What to do:
Exactly as written, retype the listing below, omitting the pictures.

----- Supplied material -----

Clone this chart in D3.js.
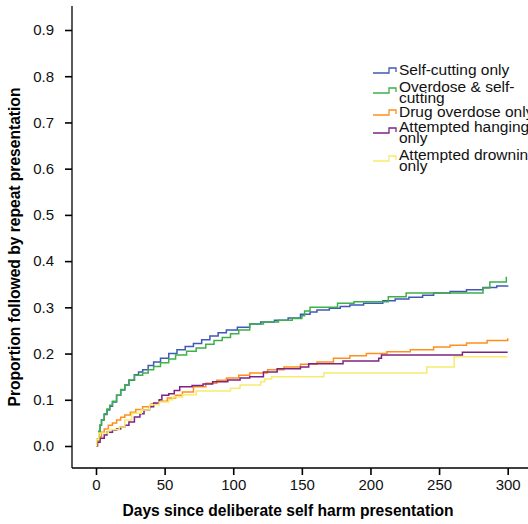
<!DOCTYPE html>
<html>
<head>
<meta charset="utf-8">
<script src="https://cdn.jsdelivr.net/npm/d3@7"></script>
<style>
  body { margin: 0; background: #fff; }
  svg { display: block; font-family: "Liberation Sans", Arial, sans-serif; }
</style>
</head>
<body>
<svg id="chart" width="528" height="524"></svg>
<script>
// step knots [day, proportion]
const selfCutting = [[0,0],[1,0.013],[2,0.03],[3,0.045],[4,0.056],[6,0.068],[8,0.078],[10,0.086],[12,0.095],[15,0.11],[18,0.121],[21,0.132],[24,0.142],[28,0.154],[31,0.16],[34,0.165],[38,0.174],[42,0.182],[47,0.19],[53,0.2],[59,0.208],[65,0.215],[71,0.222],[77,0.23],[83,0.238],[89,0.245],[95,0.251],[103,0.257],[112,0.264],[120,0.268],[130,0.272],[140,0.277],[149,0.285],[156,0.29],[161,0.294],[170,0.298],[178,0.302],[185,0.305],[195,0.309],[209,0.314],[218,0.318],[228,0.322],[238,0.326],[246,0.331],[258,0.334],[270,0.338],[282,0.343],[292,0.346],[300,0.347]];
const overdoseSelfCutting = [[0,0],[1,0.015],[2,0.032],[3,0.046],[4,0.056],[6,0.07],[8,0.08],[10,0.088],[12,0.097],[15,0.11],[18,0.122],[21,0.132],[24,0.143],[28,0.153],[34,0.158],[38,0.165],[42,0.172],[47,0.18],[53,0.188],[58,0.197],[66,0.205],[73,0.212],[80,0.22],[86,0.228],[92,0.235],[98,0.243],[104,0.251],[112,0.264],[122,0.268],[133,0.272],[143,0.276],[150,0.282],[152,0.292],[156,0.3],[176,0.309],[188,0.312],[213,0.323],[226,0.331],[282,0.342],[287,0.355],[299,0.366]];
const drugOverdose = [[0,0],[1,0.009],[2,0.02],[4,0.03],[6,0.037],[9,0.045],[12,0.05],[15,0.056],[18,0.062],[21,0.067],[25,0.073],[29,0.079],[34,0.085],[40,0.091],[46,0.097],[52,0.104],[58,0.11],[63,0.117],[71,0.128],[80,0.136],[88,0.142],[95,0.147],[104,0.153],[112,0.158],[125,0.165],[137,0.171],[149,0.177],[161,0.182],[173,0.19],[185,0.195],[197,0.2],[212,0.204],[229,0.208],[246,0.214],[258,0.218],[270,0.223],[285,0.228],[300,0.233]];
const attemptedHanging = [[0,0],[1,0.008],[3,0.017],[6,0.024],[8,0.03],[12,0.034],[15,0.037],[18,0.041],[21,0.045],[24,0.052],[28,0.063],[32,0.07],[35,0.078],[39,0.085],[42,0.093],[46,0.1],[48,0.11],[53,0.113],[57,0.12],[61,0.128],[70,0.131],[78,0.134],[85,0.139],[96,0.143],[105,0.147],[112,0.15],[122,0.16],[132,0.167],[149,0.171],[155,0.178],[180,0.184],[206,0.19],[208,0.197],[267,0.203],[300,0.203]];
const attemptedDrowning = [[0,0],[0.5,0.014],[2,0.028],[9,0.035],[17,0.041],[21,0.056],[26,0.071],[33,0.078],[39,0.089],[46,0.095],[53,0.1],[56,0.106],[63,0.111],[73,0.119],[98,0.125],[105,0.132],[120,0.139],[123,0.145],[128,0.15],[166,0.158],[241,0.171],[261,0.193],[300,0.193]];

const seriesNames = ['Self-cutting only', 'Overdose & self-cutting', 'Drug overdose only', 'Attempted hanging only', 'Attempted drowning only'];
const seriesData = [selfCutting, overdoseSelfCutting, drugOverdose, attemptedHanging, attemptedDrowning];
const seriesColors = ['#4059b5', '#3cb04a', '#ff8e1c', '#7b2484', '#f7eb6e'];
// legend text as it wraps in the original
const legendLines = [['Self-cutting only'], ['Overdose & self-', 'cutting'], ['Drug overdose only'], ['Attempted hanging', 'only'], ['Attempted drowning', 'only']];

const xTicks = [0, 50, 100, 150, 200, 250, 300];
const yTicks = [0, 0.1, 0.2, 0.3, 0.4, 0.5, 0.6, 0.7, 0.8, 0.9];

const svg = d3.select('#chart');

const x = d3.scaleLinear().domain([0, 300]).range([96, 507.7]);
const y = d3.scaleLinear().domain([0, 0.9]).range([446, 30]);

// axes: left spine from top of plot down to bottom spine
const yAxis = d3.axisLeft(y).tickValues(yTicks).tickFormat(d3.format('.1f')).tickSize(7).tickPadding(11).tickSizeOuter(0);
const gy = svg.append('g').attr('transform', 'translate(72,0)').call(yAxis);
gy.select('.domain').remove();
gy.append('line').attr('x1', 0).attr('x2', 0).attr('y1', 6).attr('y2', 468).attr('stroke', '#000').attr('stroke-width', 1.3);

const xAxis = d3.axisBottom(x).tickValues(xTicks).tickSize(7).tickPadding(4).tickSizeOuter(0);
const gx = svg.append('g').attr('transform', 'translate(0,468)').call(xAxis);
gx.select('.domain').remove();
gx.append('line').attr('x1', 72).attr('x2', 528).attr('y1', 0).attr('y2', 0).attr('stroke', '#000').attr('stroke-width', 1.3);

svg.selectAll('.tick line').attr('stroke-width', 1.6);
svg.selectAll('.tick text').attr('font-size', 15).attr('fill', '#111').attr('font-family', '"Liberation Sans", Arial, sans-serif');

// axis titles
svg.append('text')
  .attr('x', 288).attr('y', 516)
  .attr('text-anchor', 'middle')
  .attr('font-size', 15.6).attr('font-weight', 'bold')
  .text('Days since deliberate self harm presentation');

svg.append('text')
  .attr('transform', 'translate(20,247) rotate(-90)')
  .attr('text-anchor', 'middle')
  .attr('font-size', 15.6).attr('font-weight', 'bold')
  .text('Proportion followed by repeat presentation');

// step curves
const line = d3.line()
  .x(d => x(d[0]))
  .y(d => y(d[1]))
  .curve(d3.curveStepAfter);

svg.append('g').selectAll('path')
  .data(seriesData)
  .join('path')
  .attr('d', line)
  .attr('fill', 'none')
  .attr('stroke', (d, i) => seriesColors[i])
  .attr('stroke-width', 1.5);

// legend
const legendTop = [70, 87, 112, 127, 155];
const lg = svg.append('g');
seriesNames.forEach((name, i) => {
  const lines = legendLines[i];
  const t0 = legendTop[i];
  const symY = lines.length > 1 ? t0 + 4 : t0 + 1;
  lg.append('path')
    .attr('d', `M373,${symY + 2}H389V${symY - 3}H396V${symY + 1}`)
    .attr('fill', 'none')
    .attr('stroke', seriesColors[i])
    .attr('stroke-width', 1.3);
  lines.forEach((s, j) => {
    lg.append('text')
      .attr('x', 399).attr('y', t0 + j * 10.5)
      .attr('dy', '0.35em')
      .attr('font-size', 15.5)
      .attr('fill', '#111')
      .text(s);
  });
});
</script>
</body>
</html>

-----

Solution for this exercise:
Clone this chart in D3.js.
<!DOCTYPE html>
<html>
<head>
<meta charset="utf-8">
<script src="https://cdn.jsdelivr.net/npm/d3@7"></script>
<style>
  body { margin: 0; background: #fff; }
  svg { display: block; font-family: "Liberation Sans", Arial, sans-serif; }
</style>
</head>
<body>
<svg id="chart" width="528" height="524"></svg>
<script>
// step knots [day, proportion]
const selfCutting = [[0,0],[1,0.013],[2,0.03],[3,0.045],[4,0.056],[6,0.068],[8,0.078],[10,0.086],[12,0.095],[15,0.11],[18,0.121],[21,0.132],[24,0.142],[28,0.154],[31,0.16],[34,0.165],[38,0.174],[42,0.182],[47,0.19],[53,0.2],[59,0.208],[65,0.215],[71,0.222],[77,0.23],[83,0.238],[89,0.245],[95,0.251],[103,0.257],[112,0.264],[120,0.268],[130,0.272],[140,0.277],[149,0.285],[156,0.29],[161,0.294],[170,0.298],[178,0.302],[185,0.305],[195,0.309],[209,0.314],[218,0.318],[228,0.322],[238,0.326],[246,0.331],[258,0.334],[270,0.338],[282,0.343],[292,0.346],[300,0.347]];
const overdoseSelfCutting = [[0,0],[1,0.015],[2,0.032],[3,0.046],[4,0.056],[6,0.07],[8,0.08],[10,0.088],[12,0.097],[15,0.11],[18,0.122],[21,0.132],[24,0.143],[28,0.153],[34,0.158],[38,0.165],[42,0.172],[47,0.18],[53,0.188],[58,0.197],[66,0.205],[73,0.212],[80,0.22],[86,0.228],[92,0.235],[98,0.243],[104,0.251],[112,0.264],[122,0.268],[133,0.272],[143,0.276],[150,0.282],[152,0.292],[156,0.3],[176,0.309],[188,0.312],[213,0.323],[226,0.331],[282,0.342],[287,0.355],[299,0.366]];
const drugOverdose = [[0,0],[1,0.009],[2,0.02],[4,0.03],[6,0.037],[9,0.045],[12,0.05],[15,0.056],[18,0.062],[21,0.067],[25,0.073],[29,0.079],[34,0.085],[40,0.091],[46,0.097],[52,0.104],[58,0.11],[63,0.117],[71,0.128],[80,0.136],[88,0.142],[95,0.147],[104,0.153],[112,0.158],[125,0.165],[137,0.171],[149,0.177],[161,0.182],[173,0.19],[185,0.195],[197,0.2],[212,0.204],[229,0.208],[246,0.214],[258,0.218],[270,0.223],[285,0.228],[300,0.233]];
const attemptedHanging = [[0,0],[1,0.008],[3,0.017],[6,0.024],[8,0.03],[12,0.034],[15,0.037],[18,0.041],[21,0.045],[24,0.052],[28,0.063],[32,0.07],[35,0.078],[39,0.085],[42,0.093],[46,0.1],[48,0.11],[53,0.113],[57,0.12],[61,0.128],[70,0.131],[78,0.134],[85,0.139],[96,0.143],[105,0.147],[112,0.15],[122,0.16],[132,0.167],[149,0.171],[155,0.178],[180,0.184],[206,0.19],[208,0.197],[267,0.203],[300,0.203]];
const attemptedDrowning = [[0,0],[0.5,0.014],[2,0.028],[9,0.035],[17,0.041],[21,0.056],[26,0.071],[33,0.078],[39,0.089],[46,0.095],[53,0.1],[56,0.106],[63,0.111],[73,0.119],[98,0.125],[105,0.132],[120,0.139],[123,0.145],[128,0.15],[166,0.158],[241,0.171],[261,0.193],[300,0.193]];

const seriesNames = ['Self-cutting only', 'Overdose & self-cutting', 'Drug overdose only', 'Attempted hanging only', 'Attempted drowning only'];
const seriesData = [selfCutting, overdoseSelfCutting, drugOverdose, attemptedHanging, attemptedDrowning];
const seriesColors = ['#4059b5', '#3cb04a', '#ff8e1c', '#7b2484', '#f7eb6e'];
// legend text as it wraps in the original
const legendLines = [['Self-cutting only'], ['Overdose & self-', 'cutting'], ['Drug overdose only'], ['Attempted hanging', 'only'], ['Attempted drowning', 'only']];

const xTicks = [0, 50, 100, 150, 200, 250, 300];
const yTicks = [0, 0.1, 0.2, 0.3, 0.4, 0.5, 0.6, 0.7, 0.8, 0.9];

const svg = d3.select('#chart');

const x = d3.scaleLinear().domain([0, 300]).range([96, 507.7]);
const y = d3.scaleLinear().domain([0, 0.9]).range([446, 30]);

// axes: left spine from top of plot down to bottom spine
const yAxis = d3.axisLeft(y).tickValues(yTicks).tickFormat(d3.format('.1f')).tickSize(7).tickPadding(11).tickSizeOuter(0);
const gy = svg.append('g').attr('transform', 'translate(72,0)').call(yAxis);
gy.select('.domain').remove();
gy.append('line').attr('x1', 0).attr('x2', 0).attr('y1', 6).attr('y2', 468).attr('stroke', '#000').attr('stroke-width', 1.3);

const xAxis = d3.axisBottom(x).tickValues(xTicks).tickSize(7).tickPadding(4).tickSizeOuter(0);
const gx = svg.append('g').attr('transform', 'translate(0,468)').call(xAxis);
gx.select('.domain').remove();
gx.append('line').attr('x1', 72).attr('x2', 528).attr('y1', 0).attr('y2', 0).attr('stroke', '#000').attr('stroke-width', 1.3);

svg.selectAll('.tick line').attr('stroke-width', 1.6);
svg.selectAll('.tick text').attr('font-size', 15).attr('fill', '#111').attr('font-family', '"Liberation Sans", Arial, sans-serif');

// axis titles
svg.append('text')
  .attr('x', 288).attr('y', 516)
  .attr('text-anchor', 'middle')
  .attr('font-size', 15.6).attr('font-weight', 'bold')
  .text('Days since deliberate self harm presentation');

svg.append('text')
  .attr('transform', 'translate(20,247) rotate(-90)')
  .attr('text-anchor', 'middle')
  .attr('font-size', 15.6).attr('font-weight', 'bold')
  .text('Proportion followed by repeat presentation');

// step curves
const line = d3.line()
  .x(d => x(d[0]))
  .y(d => y(d[1]))
  .curve(d3.curveStepAfter);

svg.append('g').selectAll('path')
  .data(seriesData)
  .join('path')
  .attr('d', line)
  .attr('fill', 'none')
  .attr('stroke', (d, i) => seriesColors[i])
  .attr('stroke-width', 1.5);

// legend
const legendTop = [70, 87, 112, 127, 155];
const lg = svg.append('g');
seriesNames.forEach((name, i) => {
  const lines = legendLines[i];
  const t0 = legendTop[i];
  const symY = lines.length > 1 ? t0 + 4 : t0 + 1;
  lg.append('path')
    .attr('d', `M373,${symY + 2}H389V${symY - 3}H396V${symY + 1}`)
    .attr('fill', 'none')
    .attr('stroke', seriesColors[i])
    .attr('stroke-width', 1.3);
  lines.forEach((s, j) => {
    lg.append('text')
      .attr('x', 399).attr('y', t0 + j * 10.5)
      .attr('dy', '0.35em')
      .attr('font-size', 15.5)
      .attr('fill', '#111')
      .text(s);
  });
});
</script>
</body>
</html>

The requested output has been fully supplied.